THIS year is poised to be a big one for Danny Garcia. The former two-weight world champion is being talked up as a possible opponent for Errol Spence Jnr – who is on the road to recovery after a serious car accident – and the legendary Manny Pacquiao. This Saturday (January 25), the Philadelphian takes part in an eliminator for the WBC welterweight belt – one of two world titles at 147lbs that are currently owned by Spence. If Garcia wants to make the Spence or Pacquiao bouts a reality, he must first get past Los Angeles-based Ukrainian Ivan Redkach at the Barclays Center in Brooklyn.
Considering that Spence and Pacquiao are both southpaws, Redkach is a convenient rival for Garcia, as he too is a portsider. If this clash does prove to be a warm-up ahead of a meeting with Spence or Pacquiao, getting some rounds in with a left-hander will prove useful preparation for “Swift”.
Back in mid-2015, Redkach was being touted as someone who could potentially establish himself at world level. However, a fourth-frame stoppage loss to pocket rocket Dejan Zlaticanin hit him hard – he won only two of his next six outings. A split draw with Luis Cruz was disappointing, while points defeats to Tevin Farmer (unanimous) and Argenis Mendez (split) highlighted his struggles against accomplished technical boxers. When veteran gunslinger John Molina Jnr knocked him out in four rounds in December 2017, Redkach’s career was at its lowest ebb.
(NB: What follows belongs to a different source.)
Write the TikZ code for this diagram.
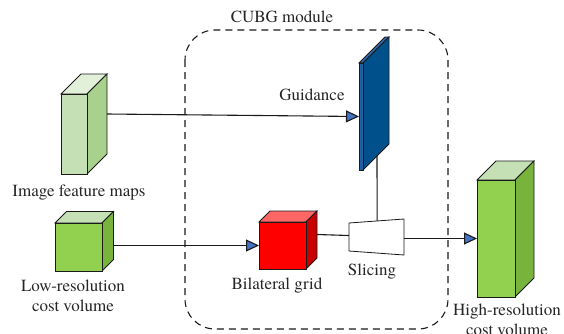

Since this torrid run, Redkach, 23-4-1 (18) 1NC, has managed to regain some of his old momentum. A pair of low-key victories led him to a make-or-break matchup with the faded but still well-recognised Devon Alexander in June. The opening five sessions were nip and tuck, but Redkach – with Shane Mosley and Leo Santa Cruz in his star-studded corner – exploded into action in the sixth by scoring three knockdowns and claiming a KO win.
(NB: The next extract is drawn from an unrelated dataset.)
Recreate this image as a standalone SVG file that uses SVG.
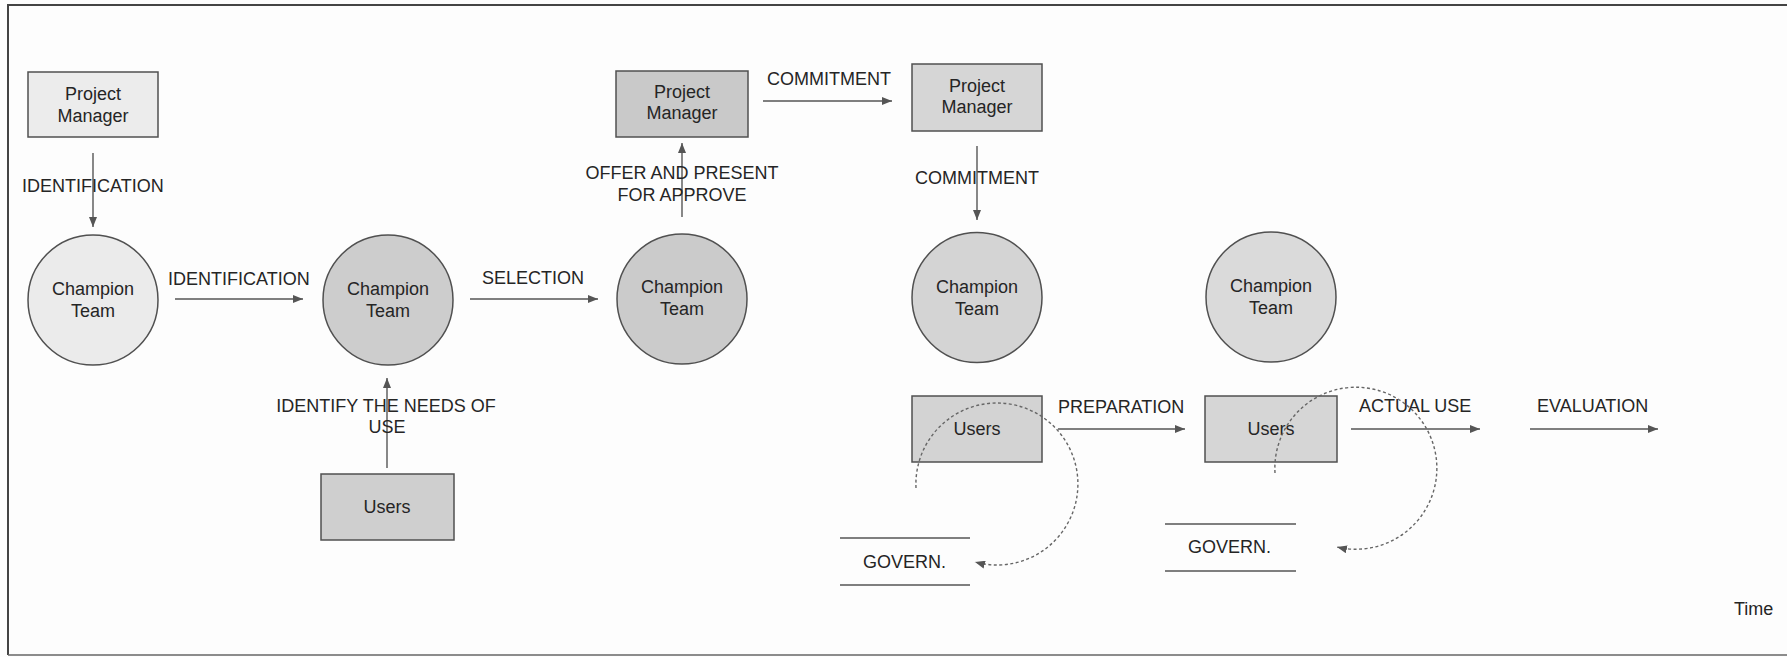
<svg xmlns="http://www.w3.org/2000/svg" width="1787" height="657" viewBox="0 0 1787 657">
  <style>
    text { font-family: "Liberation Sans", Arial, sans-serif; font-size: 18px; fill: #252525; }
    .mid { text-anchor: middle; }
    .shape { stroke: #505050; stroke-width: 1.5; }
    .flow { fill: none; stroke: #555; stroke-width: 1.4; marker-end: url(#arrow); }
    .loop { fill: none; stroke: #666; stroke-width: 1.4; stroke-dasharray: 3 2.5; marker-end: url(#arrow); }
    .store { stroke: #555; stroke-width: 1.4; }
  </style>
  <defs>
    <marker id="arrow" viewBox="0 0 10 8" refX="10" refY="4" markerWidth="10" markerHeight="8" markerUnits="userSpaceOnUse" orient="auto">
      <path d="M0,0 L10,4 L0,8 Z" fill="#555"/>
    </marker>
  </defs>

  <!-- page frame -->
  <rect x="0" y="0" width="1787" height="657" fill="#fdfdfd"/>
  <path d="M8,655 L8,5 L1787,5" fill="none" stroke="#444" stroke-width="2"/>
  <path d="M8,655 L1787,655" fill="none" stroke="#666" stroke-width="1.5"/>

  <!-- nodes -->
  <g id="pm1">
    <rect class="shape" x="28" y="72" width="130" height="65" fill="#ececec"/>
    <text class="mid" x="93" y="100">Project</text>
    <text class="mid" x="93" y="122">Manager</text>
  </g>
  <g id="team1">
    <circle class="shape" cx="93" cy="300" r="65" fill="#ebebeb"/>
    <text class="mid" x="93" y="295">Champion</text>
    <text class="mid" x="93" y="317">Team</text>
  </g>
  <g id="team2">
    <circle class="shape" cx="388" cy="300" r="65" fill="#cdcdcd"/>
    <text class="mid" x="388" y="295">Champion</text>
    <text class="mid" x="388" y="317">Team</text>
  </g>
  <g id="users1">
    <rect class="shape" x="321" y="474" width="133" height="66" fill="#cfcfcf"/>
    <text class="mid" x="387" y="513">Users</text>
  </g>
  <g id="team3">
    <circle class="shape" cx="682" cy="299" r="65" fill="#cbcbcb"/>
    <text class="mid" x="682" y="293">Champion</text>
    <text class="mid" x="682" y="315">Team</text>
  </g>
  <g id="pm2">
    <rect class="shape" x="616" y="71" width="132" height="66" fill="#c9c9c9"/>
    <text class="mid" x="682" y="98">Project</text>
    <text class="mid" x="682" y="119">Manager</text>
  </g>
  <g id="pm3">
    <rect class="shape" x="912" y="64" width="130" height="67" fill="#d6d6d6"/>
    <text class="mid" x="977" y="92">Project</text>
    <text class="mid" x="977" y="113">Manager</text>
  </g>
  <g id="team4">
    <circle class="shape" cx="977" cy="297.5" r="65" fill="#d4d4d4"/>
    <text class="mid" x="977" y="293">Champion</text>
    <text class="mid" x="977" y="315">Team</text>
  </g>
  <g id="team5">
    <circle class="shape" cx="1271" cy="297" r="65" fill="#dadada"/>
    <text class="mid" x="1271" y="292">Champion</text>
    <text class="mid" x="1271" y="314">Team</text>
  </g>
  <g id="users2">
    <rect class="shape" x="912" y="396" width="130" height="66" fill="#d3d3d3"/>
    <text class="mid" x="977" y="435">Users</text>
  </g>
  <g id="users3">
    <rect class="shape" x="1205" y="396" width="132" height="66" fill="#d6d6d6"/>
    <text class="mid" x="1271" y="435">Users</text>
  </g>
  <g id="govern1">
    <line class="store" x1="840" y1="538" x2="970" y2="538"/>
    <line class="store" x1="840" y1="585" x2="970" y2="585"/>
    <text x="863" y="568">GOVERN.</text>
  </g>
  <g id="govern2">
    <line class="store" x1="1165" y1="524" x2="1296" y2="524"/>
    <line class="store" x1="1165" y1="571" x2="1296" y2="571"/>
    <text x="1188" y="553">GOVERN.</text>
  </g>
  <g id="time-axis">
    <text x="1734" y="615">Time</text>
  </g>

  <!-- connectors and their labels -->
  <g id="connectors">
    <path class="flow" d="M93,153 L93,227"/>
    <text x="22" y="192">IDENTIFICATION</text>

    <path class="flow" d="M175,299 L303,299"/>
    <text x="168" y="285">IDENTIFICATION</text>

    <path class="flow" d="M470,299 L598,299"/>
    <text x="482" y="284">SELECTION</text>

    <path class="flow" d="M387,468 L387,378"/>
    <text class="mid" x="386" y="412">IDENTIFY THE NEEDS OF</text>
    <text class="mid" x="387" y="433">USE</text>

    <path class="flow" d="M682,217 L682,143"/>
    <text class="mid" x="682" y="179">OFFER AND PRESENT</text>
    <text class="mid" x="682" y="201">FOR APPROVE</text>

    <path class="flow" d="M763,101 L892,101"/>
    <text x="767" y="85">COMMITMENT</text>

    <path class="flow" d="M977,146 L977,220"/>
    <text x="915" y="184">COMMITMENT</text>

    <path class="flow" d="M1058,429 L1185,429"/>
    <text x="1058" y="413">PREPARATION</text>

    <path class="flow" d="M1351,429 L1480,429"/>
    <text x="1359" y="412">ACTUAL USE</text>

    <path class="flow" d="M1530,429 L1658,429"/>
    <text x="1537" y="412">EVALUATION</text>

    <!-- governance feedback loops -->
    <path class="loop" d="M916,488 A81,81 0 1 1 975,562"/>
    <path class="loop" d="M1275,473 A81,81 0 1 1 1337,547"/>
  </g>
</svg>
Having previously straddled the lightweight and super-lightweight divisions, the Alexander triumph marked Redkach’s first proper foray into the welterweight category or thereabouts. Garcia, 35-2 (21), in contrast, has been a fully fledged welter since the middle of 2015. He captured vacant WBC honours at 147 by unanimously outpointing the decorated Robert Guerrero four years ago, but dropped the crown – and his unbeaten record – to Keith Thurman in a unification battle just over 13 months later.
Following this split verdict setback, Garcia was inactive for almost a year, before halting warmonger Brandon Rios in nine on his return. This earned him a crack at his old title in September 2018, but the tenacious Shawn Porter pipped him to a unanimous decision. The Philly fighter rebounded in April with an impressive seventh-round knockout of the usually durable Adrian Granados.
Prior to becoming a welterweight, Garcia unified the WBC and WBA straps in the weight class below, as well as scalping the likes of Erik Morales (twice), Amir Khan, Zab Judah, Lucas Matthysse and Lamont Peterson. The solid-chinned 31-year-old possesses sound fundamentals and picks his punches with intelligence and accuracy – especially his famed left hook. The aggressive Redkach, 33, boasts advantages in height and reach, yet his wild attacks can leave him open. Expect Garcia to exploit these openings with sharp counters, leading him to victory before the midway mark of this 12-rounder.
Over 10, Accokeek’s ex-WBA and IBF super-welterweight champ Jarrett Hurd, 23-1 (16), aims to get back to winning ways after losing his belts in May. The imposing Marylander can do just that by dispatching Santa Barbara, California’s inconsistent Francisco Santana, 25-7-1 (12), sometime in the second half.
TGB promote, while BoxNation (UK) and Showtime (US) televise.
The Verdict Redkach is unlikely to spoil Garcia’s grand plans for 2020.